Published online by Cambridge University Press: 29 August 2025
The foregoing discussion brings us to matters directly germane to the narrative sources at hand, genres which will be considered briefly in the paragraphs to follow. The discussions above related to the literary domains of prophetic biography, and to Paleo-Muslim material more broadly conceived, namely ḥadīth, sīra, Qur’ānic asbāb al-nuzūl, all of which material appears in historical compilations, but all needing to be considered as specific genres. These separate but intersecting genres do not represent exactly the same material, although larger works within these domains contain essentially the same range of material, as indicated above, stabilised around AH 100, with a fairly secure chronological emplotment – the other sources, the Qur’ānic, Umayyad and ‘Abbāsid antiquarianism, and poetry will be treated separately below. In almost all cases, the question of lines of authentication is encountered, in somewhat different forms and with different kinds of histories of transmission, but with similar questions regarding authenticity and veracity. Some topical clusters, for instance those relating to the Satanic Verses, do not form part of ḥadīth transmission at all, and the argument has been made that exegetical and historical narratives are distinct from those treating of legal matters, unfortunately without broad assent.
The point that although there are indeed formal and substantive connections between historical and ḥadīth narratives, they are nevertheless deployed to different purposes and therefore subject to different forms of patterning, is a crucial one and has been in circulation for a long time now. Moreover, it has long been recognised that prophetic biography is quite distinct from exegesis.

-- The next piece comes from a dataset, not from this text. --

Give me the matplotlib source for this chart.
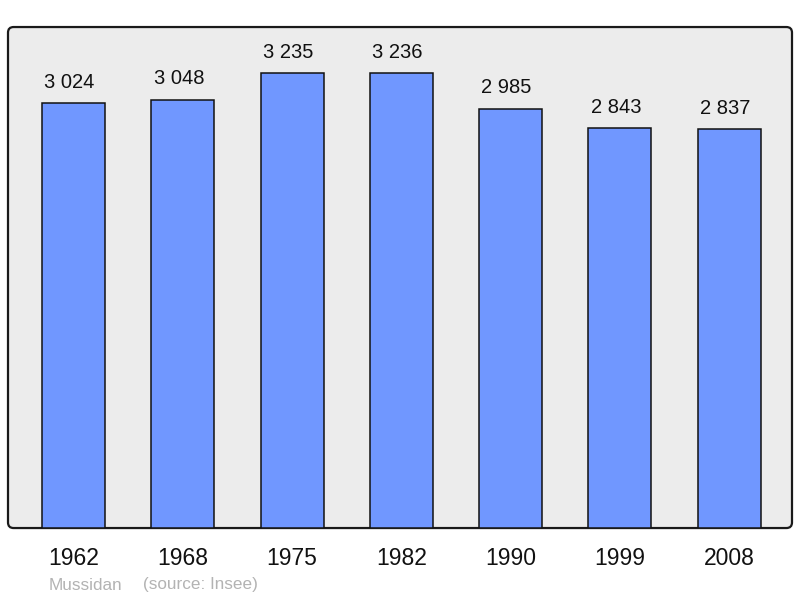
import matplotlib
matplotlib.use('Agg')
import matplotlib.pyplot as plt
from matplotlib.patches import FancyBboxPatch

years = ['1962', '1968', '1975', '1982', '1990', '1999', '2008']
population = [3024, 3048, 3235, 3236, 2985, 2843, 2837]
value_labels = ['3 024', '3 048', '3 235', '3 236', '2 985', '2 843', '2 837']
commune = 'Mussidan'
source = '(source: Insee)'

plt.rcParams['font.family'] = ['Liberation Sans', 'DejaVu Sans']

fig = plt.figure(figsize=(8, 5.98), dpi=100)
ax = fig.add_axes([0.01, 0.117, 0.98, 0.8378])
ax.set_facecolor('none')

# rounded frame behind the bars
frame = FancyBboxPatch((0.01, 0.117), 0.98, 0.8378,
                       boxstyle='round,pad=0,rounding_size=0.007',
                       mutation_aspect=800/598,
                       transform=fig.transFigure,
                       facecolor='#ececec', edgecolor='#1a1a1a',
                       linewidth=1.6, zorder=0, clip_on=False)
ax.add_patch(frame)

x = list(range(len(years)))
ax.bar(x, population, width=0.576, color='#7097ff', edgecolor='#111111',
       linewidth=1.1, zorder=2)
for xi, v, lab in zip(x, population, value_labels):
    ax.annotate(lab, (xi, v), xytext=(-4, 21), textcoords='offset pixels',
                ha='center', va='center', fontsize=14.5, color='#111111')

ax.set_xlim(-0.599, 6.574)
ax.set_ylim(0, 3565)
for s in ax.spines.values():
    s.set_visible(False)
ax.set_yticks([])
ax.set_xticks(x)
ax.set_xticklabels(years, fontsize=16.5, color='#111111')
ax.tick_params(axis='x', length=0, pad=14)

fig.text(49/800, 1 - 585/598, commune, fontsize=12.3, color='#b3b3b3',
         ha='left', va='center')
fig.text(143/800, 1 - 585/598, source, fontsize=12.3, color='#b3b3b3',
         ha='left', va='center')

fig.savefig('out.png', dpi=100)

Yet the scepticism of recent vintage has insisted that such biographies were essentially exegetical exercises, without discriminating between genres or between the various components of biography; this exegetising motif has recently been extended to biographical materials emanating from the ayyām, and specifically, the biography of Imru’ al-Qays, where material that might well be taken to be legendary is taken for a general description of all material that is extant. Such discrimination would reveal that if an exegetical function in prophetic biography did in fact exist, it will have been confined largely to the mubtada’, narratives that related Muḥammad to earlier prophecy in the context of a salvation history.